What’s Mew Pussycat?; More Readers’ Websites To Enjoy Page 2

www.lucyallenphoto.com
For a change of pace, take a look at Lucy D. Allen’s (mostly) black-and-white street photographs that are made in the finest traditions of the genre and feature images made in and around New York City. Her site contains five galleries that have easy-to-use navigation and display her photographs in the best possible way. Calling Allen’s work street photography is a bit of a misnomer because it has a raw, cinematic feel that reminds me of early Scorsese or even Fellini and possesses a living vitality, not just flat pictures on a page or screen. The images in her “entropic blur” gallery show people in Leone-style close-ups or two shots that are vibrant and brimming with life force. Curiously and with rare exception, her few color images here are McLuhanesque, “cooler” in style when compared to the high-energy monochrome images.
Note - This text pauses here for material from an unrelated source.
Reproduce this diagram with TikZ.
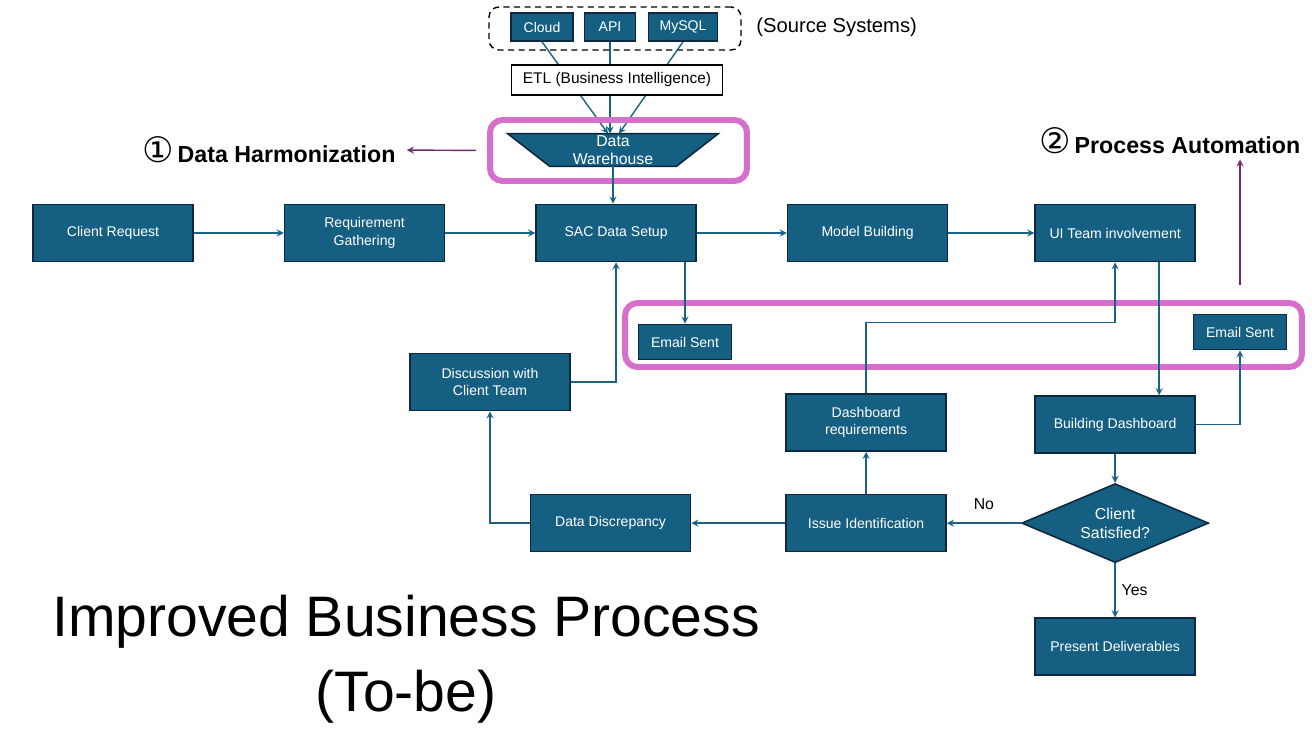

© 2009, Lucy D. Allen, All Rights Reserved

When you pop into the “anhedonia” (an inability to experience pleasure from normally pleasurable life events) gallery, Allen’s few color images take on a painterly tone with a definite Edward Hopper vibe while her black-and-white images are relentless in their, what else, anhedonia. In the “just-I-see-I-shoot” gallery her color images come alive, taking on a life of their own by combining images of the street, working people, and life in Weegee’s Naked City style that even that old curmudgeon would have to admire. The “3 hours same place” gallery is classic street photography with only occasional splashes of the brilliance that populates the rest of Allen’s photography. The last gallery is called “iPhone distractions” and I’m guessing that the images were made with her iPhone but they have an impressionistic quality that’s quite different from her sharply focused street photography. Allen is clearly a major talent waiting to be discovered and I hope that someone, somewhere reading this will help give her the gallery exposure her work demands.

www.johnvlahakis.com
Another site this month that turns conventional site design on its ear is one from John Vlahakis that appears simple yet took me three different looks to figure out. The secret, boys and girls, can be found in the little “dashes” under the photographs in his “landscapes” and “portraits” galleries. There are even a few of them on the splash page. When you click on the dashes, all of the images slide to the left revealing new ones! And oh what great photos the process reveals. Vlahakis’s landscapes are big, bold, and colorful. The photographs are delightfully cluttered at one turn and deceptively uncomplicated at another, constantly surprising but always charming. His seascapes soar with subtle color and mist and are the stuff murals are made from, to quote the Bard. Within this context, his attempt at street photography seems incongruous but his moody digital infrared images do not. Because Vlahakis sees in wide angles, his best portraits are necessarily of the environmental variety and the mostly candid photographs of people and one of cows make a jarring juxtaposition. The standout image is a woodcarver producing what looks like decorative decoys. There are not a great number of images here but all are worth a good, long, hard look.